17th through 19th centuries

From 1638-72, Coburg and the Veste were part of the Duchy of Saxe-Altenburg. In 1672, they passed to the Dukes of Saxe-Gotha and in 1735 it was joined to the Duchy of Saxe-Saalfeld. Following the introduction of Primogeniture by Duke Franz Josias (1697-1764), Coburg went by way of Ernst Friedrich (1724-1800) to Franz (1750-1806), noted art collector, and to Duke Ernst III (1784-1844), who remodeled the castle.

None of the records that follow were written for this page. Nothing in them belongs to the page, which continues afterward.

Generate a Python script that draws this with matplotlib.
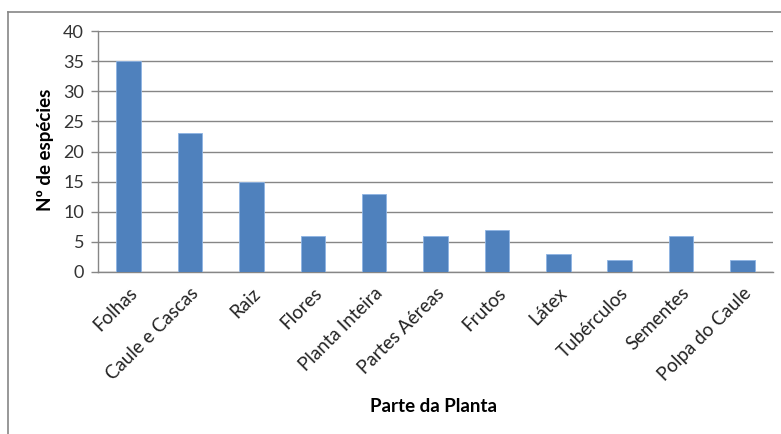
import matplotlib
matplotlib.use('Agg')
import matplotlib.pyplot as plt
from matplotlib.lines import Line2D
import numpy as np

# data
partes = ['Folhas', 'Caule e Cascas', 'Raiz', 'Flores', 'Planta Inteira', 'Partes Aéreas',
          'Frutos', 'Látex', 'Tubérculos', 'Sementes', 'Polpa do Caule']
especies = [35, 23, 15, 6, 13, 6, 7, 3, 2, 6, 2]
yticks = [0, 5, 10, 15, 20, 25, 30, 35, 40]

plt.rcParams['font.family'] = ['Lato', 'DejaVu Sans']

W, H = 781, 434
fig = plt.figure(figsize=(W / 100, H / 100), dpi=100)
ax = fig.add_axes([98 / W, 1 - 272 / H, (773 - 98) / W, (272 - 31) / H])

x = np.arange(len(partes))
ax.bar(x, especies, width=0.4, color='#4F81BD', edgecolor='#8EB4E3', linewidth=0.6, zorder=3)

ax.set_xlim(-0.5, len(partes) - 0.5)
ax.set_ylim(0, 40)
ax.set_yticks(yticks)
ax.set_yticklabels([str(v) for v in yticks], fontsize=13, color='#333333')
ax.set_xticks(x)
ax.set_xticklabels(partes, rotation=45, ha='right', rotation_mode='anchor',
                   fontsize=13.5, color='#222222')
ax.tick_params(axis='x', length=0, pad=9)
ax.tick_params(axis='y', length=5, color='#868686', width=1, pad=5)

ax.yaxis.grid(True, color='#868686', linewidth=1, zorder=0)
for s in ['top', 'right']:
    ax.spines[s].set_visible(False)
ax.spines['left'].set_color('#868686')
ax.spines['bottom'].set_color('#868686')
ax.spines['left'].set_linewidth(1)
ax.spines['bottom'].set_linewidth(1)

fig.text(46 / W, 1 - 150 / H, 'Nº de espécies', rotation=90, ha='center', va='center',
         fontsize=13.5, fontweight='bold')
fig.text(434 / W, 1 - 406 / H, 'Parte da Planta', ha='center', va='center',
         fontsize=13.5, fontweight='bold')

# outer chart frame (left and top visible)
fig.add_artist(Line2D([8 / W, 8 / W], [0, 1 - 12 / H], transform=fig.transFigure,
                      color='#868686', linewidth=1.2))
fig.add_artist(Line2D([8 / W, 1], [1 - 12 / H, 1 - 12 / H], transform=fig.transFigure,
                      color='#868686', linewidth=1.2))

fig.savefig('out.png', dpi=100)
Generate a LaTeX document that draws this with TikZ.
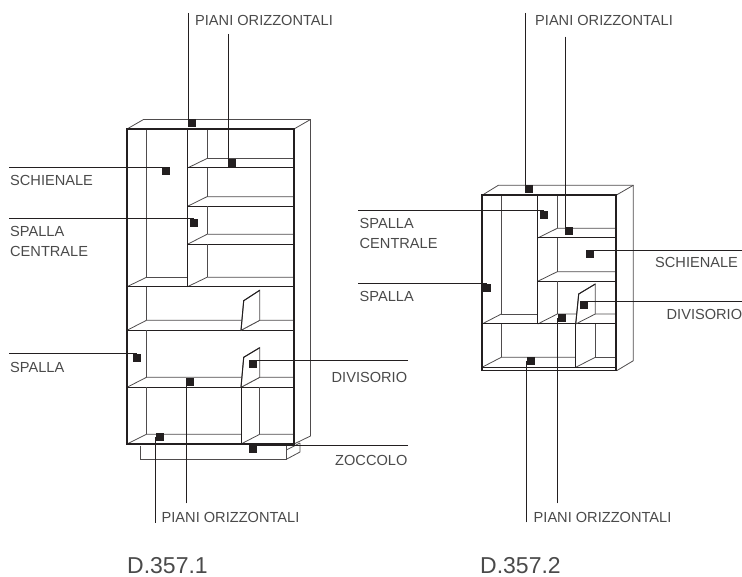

In 1826, the Duchy of Saxe-Coburg-Gotha was created and Ernst now styled himself 'Ernst I'. Military use of the Veste had ceased by 1700 and outer fortifications had been demolished in 1803-38. From 1838-60, Ernst had the run-down fortress converted into a Gothic revival residence. In 1860, use of the Zeughaus as a prison (since 1782) was discontinued. Through a successful policy of political marriages, the House of Saxe-Coburg and Gotha established links with several of the major European dynasties, including that of the United Kingdom.

20th century

The dynasty ended with the reign of Herzog Carl Eduard (1884-1954), also known as Charles Edward, Duke of Saxe-Coburg and Gotha, a grandson of Queen Victoria, who until 1919 also was the 2nd Duke of Albany in the United Kingdom. Under his rule, many changes made to the Veste in the 19th century were reversed under architect Bodo Ebhardt, with the aim of restoring a more authentic medieval look. Along with the other ruling princes of Germany, Carl Eduard was deposed in the revolution of 1918-1919. After Carl Eduard abdicated in late 1918, the Veste came into possession of the state of Bavaria, but the former duke was allowed to live there until his death. The works of art collected by the family were gifted to the Coburger Landesstiftung, a foundation, which today runs the museum.

In 1945, the Veste was seriously damaged by artillery fire in the final days of World War II. After 1946, renovation works were undertaken by the new owner, the Bayerische Verwaltung der staatlichen Schlösser, Gärten und Seen.

Today

The Veste is open to the public and today houses museums, including a collection art objects and paintings that belonged to the ducal family of Saxe-Coburg and Gotha, a large collection of arms and armor, significant examples of early modern coaches and sleighs, and important collections of prints, drawings and coins.